┌──
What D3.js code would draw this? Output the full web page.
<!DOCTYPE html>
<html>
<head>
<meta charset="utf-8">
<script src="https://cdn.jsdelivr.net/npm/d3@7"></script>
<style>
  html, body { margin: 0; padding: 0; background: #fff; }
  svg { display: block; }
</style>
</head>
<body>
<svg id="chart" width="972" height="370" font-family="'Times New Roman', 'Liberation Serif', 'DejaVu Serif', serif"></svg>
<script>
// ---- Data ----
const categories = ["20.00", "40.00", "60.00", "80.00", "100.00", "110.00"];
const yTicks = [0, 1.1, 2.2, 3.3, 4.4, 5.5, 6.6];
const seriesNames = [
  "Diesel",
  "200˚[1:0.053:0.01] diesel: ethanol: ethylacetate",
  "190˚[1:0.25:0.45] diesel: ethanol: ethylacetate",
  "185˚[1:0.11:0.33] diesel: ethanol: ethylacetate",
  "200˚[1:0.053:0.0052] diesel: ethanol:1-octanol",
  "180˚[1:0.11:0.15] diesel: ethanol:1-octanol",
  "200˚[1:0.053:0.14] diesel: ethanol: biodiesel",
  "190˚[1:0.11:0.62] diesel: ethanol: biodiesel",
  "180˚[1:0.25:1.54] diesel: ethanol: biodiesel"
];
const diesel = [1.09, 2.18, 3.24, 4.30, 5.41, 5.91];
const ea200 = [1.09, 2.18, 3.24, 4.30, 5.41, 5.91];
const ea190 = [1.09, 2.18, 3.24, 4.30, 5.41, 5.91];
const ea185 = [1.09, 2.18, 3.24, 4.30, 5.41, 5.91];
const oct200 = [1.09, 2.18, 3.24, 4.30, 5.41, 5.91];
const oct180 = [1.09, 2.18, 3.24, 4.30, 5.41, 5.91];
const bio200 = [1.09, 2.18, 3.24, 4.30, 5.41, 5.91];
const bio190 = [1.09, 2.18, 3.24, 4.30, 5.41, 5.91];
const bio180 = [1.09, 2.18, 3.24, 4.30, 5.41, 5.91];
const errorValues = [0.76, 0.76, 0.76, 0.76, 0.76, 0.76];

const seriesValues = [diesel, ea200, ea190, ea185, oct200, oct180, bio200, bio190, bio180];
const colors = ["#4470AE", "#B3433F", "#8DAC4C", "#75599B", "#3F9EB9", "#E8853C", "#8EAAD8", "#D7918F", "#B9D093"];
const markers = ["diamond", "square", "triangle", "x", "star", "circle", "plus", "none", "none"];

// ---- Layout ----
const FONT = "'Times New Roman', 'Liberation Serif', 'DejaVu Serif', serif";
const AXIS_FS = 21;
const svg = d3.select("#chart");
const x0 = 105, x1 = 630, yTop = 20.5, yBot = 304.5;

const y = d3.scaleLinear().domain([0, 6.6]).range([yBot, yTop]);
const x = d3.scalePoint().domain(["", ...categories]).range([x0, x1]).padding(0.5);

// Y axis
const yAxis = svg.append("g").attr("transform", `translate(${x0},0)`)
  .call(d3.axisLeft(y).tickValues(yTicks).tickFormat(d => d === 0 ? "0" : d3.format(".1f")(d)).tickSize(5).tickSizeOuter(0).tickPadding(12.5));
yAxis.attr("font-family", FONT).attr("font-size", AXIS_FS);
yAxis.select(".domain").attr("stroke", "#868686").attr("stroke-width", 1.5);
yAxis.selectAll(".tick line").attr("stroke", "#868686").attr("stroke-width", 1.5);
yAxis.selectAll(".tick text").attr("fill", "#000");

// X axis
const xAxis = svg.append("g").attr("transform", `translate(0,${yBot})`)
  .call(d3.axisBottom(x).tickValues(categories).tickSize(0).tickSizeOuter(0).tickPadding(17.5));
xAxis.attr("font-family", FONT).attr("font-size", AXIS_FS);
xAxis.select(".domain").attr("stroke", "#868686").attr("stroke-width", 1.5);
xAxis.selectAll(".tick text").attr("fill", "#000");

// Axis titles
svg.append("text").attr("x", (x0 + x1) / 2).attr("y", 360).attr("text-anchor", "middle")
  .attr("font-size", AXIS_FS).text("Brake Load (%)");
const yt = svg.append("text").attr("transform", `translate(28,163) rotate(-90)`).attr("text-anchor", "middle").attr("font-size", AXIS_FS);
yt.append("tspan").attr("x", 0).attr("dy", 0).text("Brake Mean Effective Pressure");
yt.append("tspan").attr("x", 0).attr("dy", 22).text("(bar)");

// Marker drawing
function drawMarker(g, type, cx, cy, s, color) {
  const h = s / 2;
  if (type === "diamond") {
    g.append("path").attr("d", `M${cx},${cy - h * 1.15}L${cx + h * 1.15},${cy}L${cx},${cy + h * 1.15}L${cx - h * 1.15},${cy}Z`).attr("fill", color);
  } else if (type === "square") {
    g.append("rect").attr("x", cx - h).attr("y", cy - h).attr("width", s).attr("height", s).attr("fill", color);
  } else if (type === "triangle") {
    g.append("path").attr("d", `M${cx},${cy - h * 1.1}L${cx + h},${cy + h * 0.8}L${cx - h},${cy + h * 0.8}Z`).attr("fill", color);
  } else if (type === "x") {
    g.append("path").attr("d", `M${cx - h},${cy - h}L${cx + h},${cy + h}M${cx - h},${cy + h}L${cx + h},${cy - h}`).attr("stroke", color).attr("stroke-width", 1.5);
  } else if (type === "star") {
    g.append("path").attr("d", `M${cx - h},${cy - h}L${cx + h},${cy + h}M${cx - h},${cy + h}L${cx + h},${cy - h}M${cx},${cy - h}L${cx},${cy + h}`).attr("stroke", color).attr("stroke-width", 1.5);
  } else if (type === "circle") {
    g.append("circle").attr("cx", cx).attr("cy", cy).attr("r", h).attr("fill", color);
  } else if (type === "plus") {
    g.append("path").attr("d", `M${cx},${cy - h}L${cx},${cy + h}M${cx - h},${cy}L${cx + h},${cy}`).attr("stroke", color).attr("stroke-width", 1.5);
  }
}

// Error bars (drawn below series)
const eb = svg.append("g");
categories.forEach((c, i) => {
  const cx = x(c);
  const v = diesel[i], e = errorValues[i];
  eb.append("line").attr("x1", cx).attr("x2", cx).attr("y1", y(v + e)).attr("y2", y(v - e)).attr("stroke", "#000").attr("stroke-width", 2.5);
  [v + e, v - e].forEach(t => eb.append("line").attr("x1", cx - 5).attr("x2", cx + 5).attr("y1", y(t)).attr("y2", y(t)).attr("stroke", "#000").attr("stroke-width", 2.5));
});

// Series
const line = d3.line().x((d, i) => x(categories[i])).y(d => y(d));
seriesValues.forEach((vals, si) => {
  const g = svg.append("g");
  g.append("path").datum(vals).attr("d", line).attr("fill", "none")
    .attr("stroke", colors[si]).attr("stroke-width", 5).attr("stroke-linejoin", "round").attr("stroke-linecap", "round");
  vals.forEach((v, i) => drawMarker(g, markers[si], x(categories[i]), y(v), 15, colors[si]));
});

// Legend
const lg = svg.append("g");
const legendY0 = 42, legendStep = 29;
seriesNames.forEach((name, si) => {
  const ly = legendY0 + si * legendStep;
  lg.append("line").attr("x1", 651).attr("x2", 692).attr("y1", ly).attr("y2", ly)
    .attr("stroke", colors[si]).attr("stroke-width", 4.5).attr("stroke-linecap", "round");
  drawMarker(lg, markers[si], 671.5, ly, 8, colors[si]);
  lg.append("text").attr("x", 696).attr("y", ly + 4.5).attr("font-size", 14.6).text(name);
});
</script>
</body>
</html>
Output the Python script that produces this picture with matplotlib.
└──
**TASK STATEMENT**
Every record above should be output exactly.

**SOLUTION FOR THIS PROBLEM**
What D3.js code would draw this? Output the full web page.
<!DOCTYPE html>
<html>
<head>
<meta charset="utf-8">
<script src="https://cdn.jsdelivr.net/npm/d3@7"></script>
<style>
  html, body { margin: 0; padding: 0; background: #fff; }
  svg { display: block; }
</style>
</head>
<body>
<svg id="chart" width="972" height="370" font-family="'Times New Roman', 'Liberation Serif', 'DejaVu Serif', serif"></svg>
<script>
// ---- Data ----
const categories = ["20.00", "40.00", "60.00", "80.00", "100.00", "110.00"];
const yTicks = [0, 1.1, 2.2, 3.3, 4.4, 5.5, 6.6];
const seriesNames = [
  "Diesel",
  "200˚[1:0.053:0.01] diesel: ethanol: ethylacetate",
  "190˚[1:0.25:0.45] diesel: ethanol: ethylacetate",
  "185˚[1:0.11:0.33] diesel: ethanol: ethylacetate",
  "200˚[1:0.053:0.0052] diesel: ethanol:1-octanol",
  "180˚[1:0.11:0.15] diesel: ethanol:1-octanol",
  "200˚[1:0.053:0.14] diesel: ethanol: biodiesel",
  "190˚[1:0.11:0.62] diesel: ethanol: biodiesel",
  "180˚[1:0.25:1.54] diesel: ethanol: biodiesel"
];
const diesel = [1.09, 2.18, 3.24, 4.30, 5.41, 5.91];
const ea200 = [1.09, 2.18, 3.24, 4.30, 5.41, 5.91];
const ea190 = [1.09, 2.18, 3.24, 4.30, 5.41, 5.91];
const ea185 = [1.09, 2.18, 3.24, 4.30, 5.41, 5.91];
const oct200 = [1.09, 2.18, 3.24, 4.30, 5.41, 5.91];
const oct180 = [1.09, 2.18, 3.24, 4.30, 5.41, 5.91];
const bio200 = [1.09, 2.18, 3.24, 4.30, 5.41, 5.91];
const bio190 = [1.09, 2.18, 3.24, 4.30, 5.41, 5.91];
const bio180 = [1.09, 2.18, 3.24, 4.30, 5.41, 5.91];
const errorValues = [0.76, 0.76, 0.76, 0.76, 0.76, 0.76];

const seriesValues = [diesel, ea200, ea190, ea185, oct200, oct180, bio200, bio190, bio180];
const colors = ["#4470AE", "#B3433F", "#8DAC4C", "#75599B", "#3F9EB9", "#E8853C", "#8EAAD8", "#D7918F", "#B9D093"];
const markers = ["diamond", "square", "triangle", "x", "star", "circle", "plus", "none", "none"];

// ---- Layout ----
const FONT = "'Times New Roman', 'Liberation Serif', 'DejaVu Serif', serif";
const AXIS_FS = 21;
const svg = d3.select("#chart");
const x0 = 105, x1 = 630, yTop = 20.5, yBot = 304.5;

const y = d3.scaleLinear().domain([0, 6.6]).range([yBot, yTop]);
const x = d3.scalePoint().domain(["", ...categories]).range([x0, x1]).padding(0.5);

// Y axis
const yAxis = svg.append("g").attr("transform", `translate(${x0},0)`)
  .call(d3.axisLeft(y).tickValues(yTicks).tickFormat(d => d === 0 ? "0" : d3.format(".1f")(d)).tickSize(5).tickSizeOuter(0).tickPadding(12.5));
yAxis.attr("font-family", FONT).attr("font-size", AXIS_FS);
yAxis.select(".domain").attr("stroke", "#868686").attr("stroke-width", 1.5);
yAxis.selectAll(".tick line").attr("stroke", "#868686").attr("stroke-width", 1.5);
yAxis.selectAll(".tick text").attr("fill", "#000");

// X axis
const xAxis = svg.append("g").attr("transform", `translate(0,${yBot})`)
  .call(d3.axisBottom(x).tickValues(categories).tickSize(0).tickSizeOuter(0).tickPadding(17.5));
xAxis.attr("font-family", FONT).attr("font-size", AXIS_FS);
xAxis.select(".domain").attr("stroke", "#868686").attr("stroke-width", 1.5);
xAxis.selectAll(".tick text").attr("fill", "#000");

// Axis titles
svg.append("text").attr("x", (x0 + x1) / 2).attr("y", 360).attr("text-anchor", "middle")
  .attr("font-size", AXIS_FS).text("Brake Load (%)");
const yt = svg.append("text").attr("transform", `translate(28,163) rotate(-90)`).attr("text-anchor", "middle").attr("font-size", AXIS_FS);
yt.append("tspan").attr("x", 0).attr("dy", 0).text("Brake Mean Effective Pressure");
yt.append("tspan").attr("x", 0).attr("dy", 22).text("(bar)");

// Marker drawing
function drawMarker(g, type, cx, cy, s, color) {
  const h = s / 2;
  if (type === "diamond") {
    g.append("path").attr("d", `M${cx},${cy - h * 1.15}L${cx + h * 1.15},${cy}L${cx},${cy + h * 1.15}L${cx - h * 1.15},${cy}Z`).attr("fill", color);
  } else if (type === "square") {
    g.append("rect").attr("x", cx - h).attr("y", cy - h).attr("width", s).attr("height", s).attr("fill", color);
  } else if (type === "triangle") {
    g.append("path").attr("d", `M${cx},${cy - h * 1.1}L${cx + h},${cy + h * 0.8}L${cx - h},${cy + h * 0.8}Z`).attr("fill", color);
  } else if (type === "x") {
    g.append("path").attr("d", `M${cx - h},${cy - h}L${cx + h},${cy + h}M${cx - h},${cy + h}L${cx + h},${cy - h}`).attr("stroke", color).attr("stroke-width", 1.5);
  } else if (type === "star") {
    g.append("path").attr("d", `M${cx - h},${cy - h}L${cx + h},${cy + h}M${cx - h},${cy + h}L${cx + h},${cy - h}M${cx},${cy - h}L${cx},${cy + h}`).attr("stroke", color).attr("stroke-width", 1.5);
  } else if (type === "circle") {
    g.append("circle").attr("cx", cx).attr("cy", cy).attr("r", h).attr("fill", color);
  } else if (type === "plus") {
    g.append("path").attr("d", `M${cx},${cy - h}L${cx},${cy + h}M${cx - h},${cy}L${cx + h},${cy}`).attr("stroke", color).attr("stroke-width", 1.5);
  }
}

// Error bars (drawn below series)
const eb = svg.append("g");
categories.forEach((c, i) => {
  const cx = x(c);
  const v = diesel[i], e = errorValues[i];
  eb.append("line").attr("x1", cx).attr("x2", cx).attr("y1", y(v + e)).attr("y2", y(v - e)).attr("stroke", "#000").attr("stroke-width", 2.5);
  [v + e, v - e].forEach(t => eb.append("line").attr("x1", cx - 5).attr("x2", cx + 5).attr("y1", y(t)).attr("y2", y(t)).attr("stroke", "#000").attr("stroke-width", 2.5));
});

// Series
const line = d3.line().x((d, i) => x(categories[i])).y(d => y(d));
seriesValues.forEach((vals, si) => {
  const g = svg.append("g");
  g.append("path").datum(vals).attr("d", line).attr("fill", "none")
    .attr("stroke", colors[si]).attr("stroke-width", 5).attr("stroke-linejoin", "round").attr("stroke-linecap", "round");
  vals.forEach((v, i) => drawMarker(g, markers[si], x(categories[i]), y(v), 15, colors[si]));
});

// Legend
const lg = svg.append("g");
const legendY0 = 42, legendStep = 29;
seriesNames.forEach((name, si) => {
  const ly = legendY0 + si * legendStep;
  lg.append("line").attr("x1", 651).attr("x2", 692).attr("y1", ly).attr("y2", ly)
    .attr("stroke", colors[si]).attr("stroke-width", 4.5).attr("stroke-linecap", "round");
  drawMarker(lg, markers[si], 671.5, ly, 8, colors[si]);
  lg.append("text").attr("x", 696).attr("y", ly + 4.5).attr("font-size", 14.6).text(name);
});
</script>
</body>
</html>
Output the Python script that produces this picture with matplotlib.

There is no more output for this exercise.